── PROVIDED ENTRIES ──
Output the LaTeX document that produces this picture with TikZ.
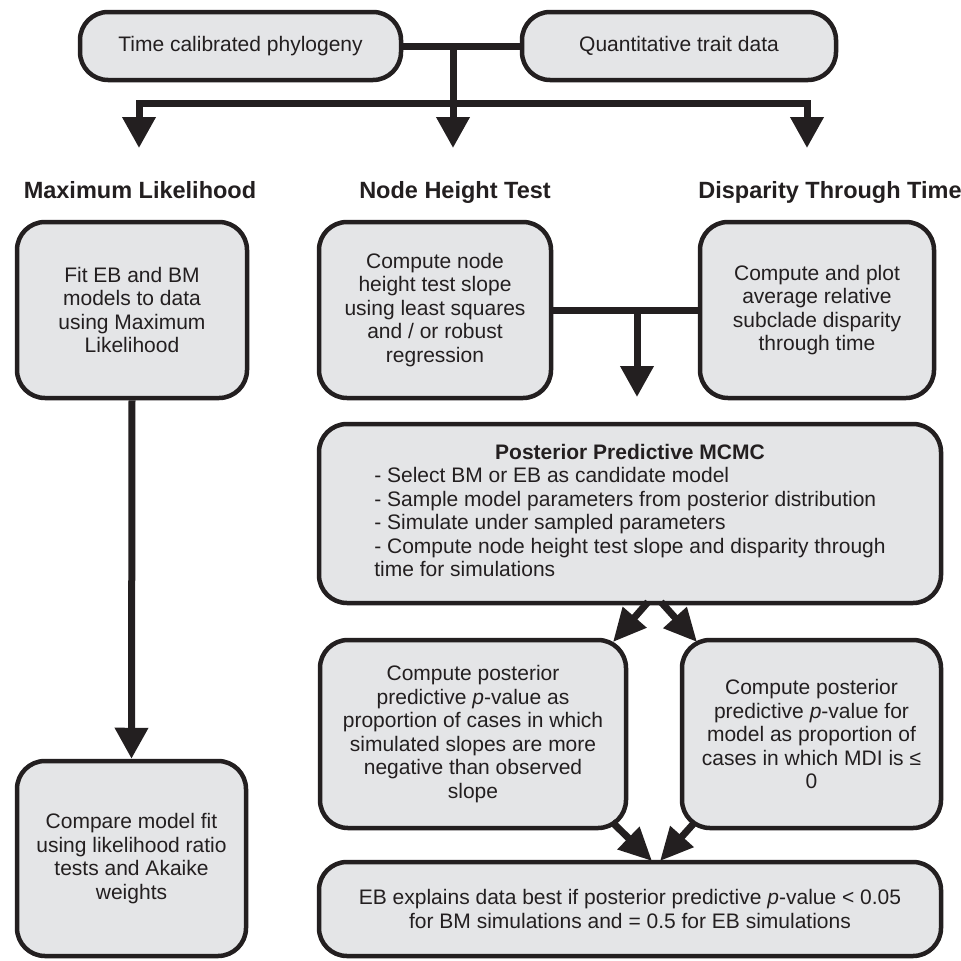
\documentclass[tikz,border=0pt]{standalone}
\usepackage{fontspec}
\setmainfont{Liberation Sans}
\usetikzlibrary{arrows.meta}
\definecolor{boxfill}{HTML}{E4E5E7}
\definecolor{ink}{HTML}{231F20}
\begin{document}
\begin{tikzpicture}[x=1pt,y=-1pt,
  box/.style={draw=ink, line width=4.5pt, fill=boxfill, rounded corners=28pt,
    inner sep=0pt, align=center, text=ink, font=\fontsize{21}{23.5}\selectfont},
  conn/.style={draw=ink, line width=7pt},
  arr/.style={conn, -{Triangle[length=31pt,width=32pt]}},
  darr/.style={conn, line cap=butt, -{Triangle[length=33pt,width=30pt]}},
  ttl/.style={font=\bfseries\fontsize{23.5}{26}\selectfont, text=ink, anchor=base}]
\fill[white] (0,0) rectangle (961,961);
\useasboundingbox (0,0) rectangle (961,961);

% top boxes
\node[box, minimum width=321pt, minimum height=68pt] (A) at (240.5,46) {Time calibrated phylogeny};
\node[box, minimum width=314pt, minimum height=68pt] (B) at (679,46) {Quantitative trait data};

% titles
\node[ttl] (tML) at (140,198) {Maximum Likelihood};
\node[ttl] (tNH) at (455,198) {Node Height Test};
\node[ttl] (tDT) at (830,198) {Disparity Through Time};

% boxes
\node[box, minimum width=230pt, minimum height=176pt] (ML) at (132,310)
  {Fit EB and BM\\models to data\\using Maximum\\Likelihood};
\node[box, minimum width=229pt, minimum height=195pt] (CMP) at (131.5,858.5)
  {Compare model fit\\using likelihood ratio\\tests and Akaike\\weights};
\node[box, minimum width=232pt, minimum height=176pt] (NHT) at (435,310)
  {Compute node\\height test slope\\using least squares\\and / or robust\\regression};
\node[box, minimum width=234pt, minimum height=176pt] (DTT) at (817,310)
  {Compute and plot\\average relative\\subclade disparity\\through time};
\node[box, minimum width=622pt, minimum height=179pt] (PP) at (630,513.5)
  {\begin{tabular}{@{}l@{}}
   \multicolumn{1}{@{}c@{}}{\bfseries Posterior Predictive MCMC}\\
   - Select BM or EB as candidate model\\
   - Sample model parameters from posterior distribution\\
   - Simulate under sampled parameters\\
   - Compute node height test slope and disparity through\\
   time for simulations
   \end{tabular}};
\node[box, minimum width=306pt, minimum height=188pt] (LB) at (473,734)
  {Compute posterior\\predictive \textit{p}-value as\\proportion of cases in which\\simulated slopes are more\\negative than observed\\slope};
\node[box, minimum width=259pt, minimum height=188pt] (RB) at (811.5,734)
  {Compute posterior\\predictive \textit{p}-value for\\model as proportion of\\cases in which MDI is ≤\\0};
\node[box, minimum width=622pt, minimum height=94pt] (BOT) at (630,909)
  {EB explains data best if posterior predictive \textit{p}-value < 0.05\\for BM simulations and = 0.5 for EB simulations};

% top connectors
\coordinate (jA) at (453,46);
\coordinate (tipM) at (453,148);
\coordinate (barL) at (139,103);
\coordinate (barR) at (807,103);
\coordinate (tipL) at (139,148);
\coordinate (tipR) at (807,148);
\draw[conn] (A.east) -- (B.west);
\draw[arr] (jA) -- (tipM);
\draw[conn, line join=miter, {Triangle[length=31pt,width=32pt]}-{Triangle[length=31pt,width=32pt]}]
  (tipL) -- (barL) -- (barR) -- (tipR);

% ML arrow
\draw[arr] (ML.south) -- (CMP.north);

% NHT - DTT connector
\coordinate (jN) at (637,310);
\coordinate (tipN) at (637,397);
\draw[conn] (NHT.east) -- (DTT.west);
\draw[arr] (jN) -- (tipN);

% PP to lower boxes
\coordinate (s1) at (648,602);
\coordinate (t1) at (613,642);
\coordinate (s2) at (661,602);
\coordinate (t2) at (697,642);
\draw[darr] (s1) -- (t1);
\draw[darr] (s2) -- (t2);

% lower boxes to bottom box
\coordinate (u1) at (612,822);
\coordinate (v1) at (652,861);
\coordinate (u2) at (695,822);
\coordinate (v2) at (660,861);
\draw[darr] (u1) -- (v1);
\draw[darr] (u2) -- (v2);
\end{tikzpicture}
\end{document}
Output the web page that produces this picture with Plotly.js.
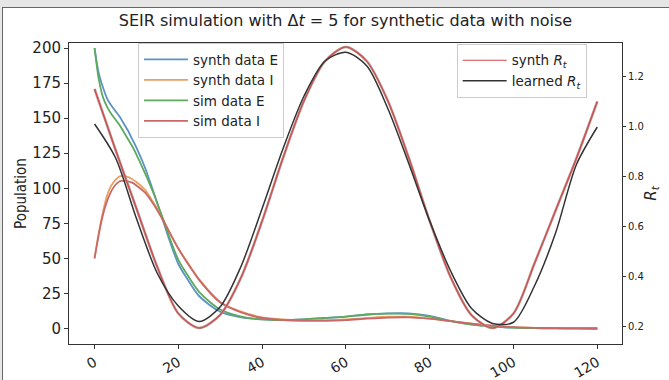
<!DOCTYPE html>
<html>
<head>
<meta charset="utf-8">
<script src="https://cdn.plot.ly/plotly-3.0.1.min.js"></script>
<style>
html,body{margin:0;padding:0;background:#e6e6e6;width:669px;height:380px;overflow:hidden;}
#frame{position:absolute;left:2px;top:7px;width:667px;height:373px;background:#fff;border-left:1px solid #666;border-top:1px solid #666;}
#chart{position:absolute;left:0;top:0;width:666px;height:372px;}
</style>
</head>
<body>
<div id="frame"><div id="chart"></div></div>
<script>
// time points for compartments
const tEI = [0,1,2,3,4,5,6,7,8,9,10,12,14,16,18,20,22,25,30,35,40,45,50,55,60,65,70,75,80,85,90,95,100,105,110,115,120];
const synthE = [200,182,172,164,159,155,151,146,141,135,129,115,98,80,62,46,36,23,12,8,6.5,6,6.5,7.5,8.5,10,10.8,10.8,9,5.5,3,1.5,0.6,0.3,0.1,0.05,0];
const synthI = [50,68,83,95,102,106,108.5,108.8,108,106.5,104.5,99,90,80,68,57,48,35,19,12,8,6.5,6,6,6.5,7.5,8.4,8.4,7,5.2,3.5,2,1,0.5,0.2,0.1,0];
const simE   = [200,178,165,158,153,149,145,140,135,130,124,111,97,81,64,49,39,26,13.5,8.5,6.5,6,6.5,7.5,8.5,10,10.6,10.4,8.5,5.2,2.8,1.4,0.6,0.3,0.1,0.05,0];
const simI   = [50,67,81,91,98,102.5,105,105.5,105,104,102,97,89,79,68,57,47.5,34.5,18.5,11.5,7.5,6,5.5,5.5,6,7,7.8,8,7,5.2,3.5,2,1,0.5,0.2,0.1,0];
// time points for reproduction number
const tR = [0,5,10,15,20,25,30,35,40,45,50,55,60,65,70,75,80,85,90,95,100,105,110,115,120];
const rtSynth   = [1.148,0.905,0.67,0.435,0.25,0.192,0.245,0.395,0.62,0.873,1.101,1.259,1.316,1.259,1.101,0.873,0.62,0.395,0.243,0.192,0.25,0.45,0.66,0.87,1.098];
const rtLearned = [1.008,0.873,0.63,0.41,0.28,0.218,0.277,0.44,0.67,0.91,1.12,1.26,1.295,1.24,1.07,0.85,0.62,0.42,0.27,0.21,0.215,0.36,0.57,0.845,0.996];
const xTicks = [0,20,40,60,80,100,120];
const yTicks = [0,25,50,75,100,125,150,175,200];
const y2Ticks = [0.2,0.4,0.6,0.8,1.0,1.2];

const F = 'DejaVu Sans, sans-serif';
const ln = (c,w)=>({color:c,width:w,shape:'spline',smoothing:0.8});

const traces = [
  {x:tEI,y:synthE,name:'synth data E',mode:'lines',line:ln('#5b93c4',1.8),legend:'legend'},
  {x:tEI,y:synthI,name:'synth data I',mode:'lines',line:ln('#eba062',1.8),legend:'legend'},
  {x:tEI,y:simE,name:'sim data E',mode:'lines',line:ln('#5fa95f',1.8),legend:'legend'},
  {x:tEI,y:simI,name:'sim data I',mode:'lines',line:ln('#c86868',1.8),legend:'legend'},
  {x:tR,y:rtSynth,name:'under',mode:'lines',line:ln('#b89590',2.5),yaxis:'y2',showlegend:false,hoverinfo:'skip'},
  {x:tR,y:rtSynth,name:'synth <i>R</i><sub><i>t</i></sub>',mode:'lines',line:ln('#d24848',1.1),yaxis:'y2',legend:'legend2'},
  {x:tR,y:rtLearned,name:'learned <i>R</i><sub><i>t</i></sub>',mode:'lines',line:ln('#333333',1.5),yaxis:'y2',legend:'legend2'}
];

const layout = {
  width:666,height:372,
  margin:{l:66,r:47,t:35,b:36,pad:0},
  paper_bgcolor:'#ffffff',plot_bgcolor:'#ffffff',
  font:{family:F,color:'#222'},
  showlegend:true,
  title:{text:'SEIR simulation with Δ<i>t</i> = 5 for synthetic data with noise',font:{family:F,size:16,color:'#222'},x:0.5,xref:'paper',xanchor:'center',y:0.966,yanchor:'middle'},
  xaxis:{range:[-6.1,125.9],tickvals:xTicks,ticktext:xTicks.map(String),tickangle:-30,tickfont:{size:14},
         ticks:'outside',ticklen:4,tickcolor:'#333',showline:true,linecolor:'#333',linewidth:1,mirror:true,
         showgrid:false,zeroline:false},
  yaxis:{range:[-11.05,203.6],tickvals:yTicks,ticktext:yTicks.map(String),tickfont:{size:15},
         ticks:'outside',ticklen:4,tickcolor:'#333',showline:true,linecolor:'#333',linewidth:1,
         showgrid:false,zeroline:false,title:{text:'Population',font:{size:15,family:'DejaVu Sans Condensed, DejaVu Sans, sans-serif'},standoff:2}},
  yaxis2:{overlaying:'y',side:'right',range:[0.128,1.332],tickvals:y2Ticks,ticktext:y2Ticks.map(v=>v.toFixed(1)),
          tickfont:{size:10},ticks:'outside',ticklen:3,tickcolor:'#333',showline:true,linecolor:'#333',linewidth:1,
          showgrid:false,zeroline:false,title:{text:'<i>R</i><sub><i>t</i></sub>',font:{size:15},standoff:2}},
  legend:{x:0.1248,y:1.0,xanchor:'left',yanchor:'top',font:{size:13.5,family:F},bordercolor:'#cccccc',borderwidth:1,
          bgcolor:'rgba(255,255,255,0.85)',tracegroupgap:0,itemwidth:44},
  legend2:{x:0.701,y:0.997,xanchor:'left',yanchor:'top',font:{size:13.5,family:F},bordercolor:'#cccccc',borderwidth:1,
          bgcolor:'rgba(255,255,255,0.85)',itemwidth:44}
};
Plotly.newPlot('chart',traces,layout,{displayModeBar:false,staticPlot:true});
</script>
</body>
</html>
───
▶ TASK INSTRUCTIONS:
Extract lines where the string "that" occurs.

▶ EXERCISE OUTPUT:
Output the LaTeX document that produces this picture with TikZ.
Output the web page that produces this picture with Plotly.js.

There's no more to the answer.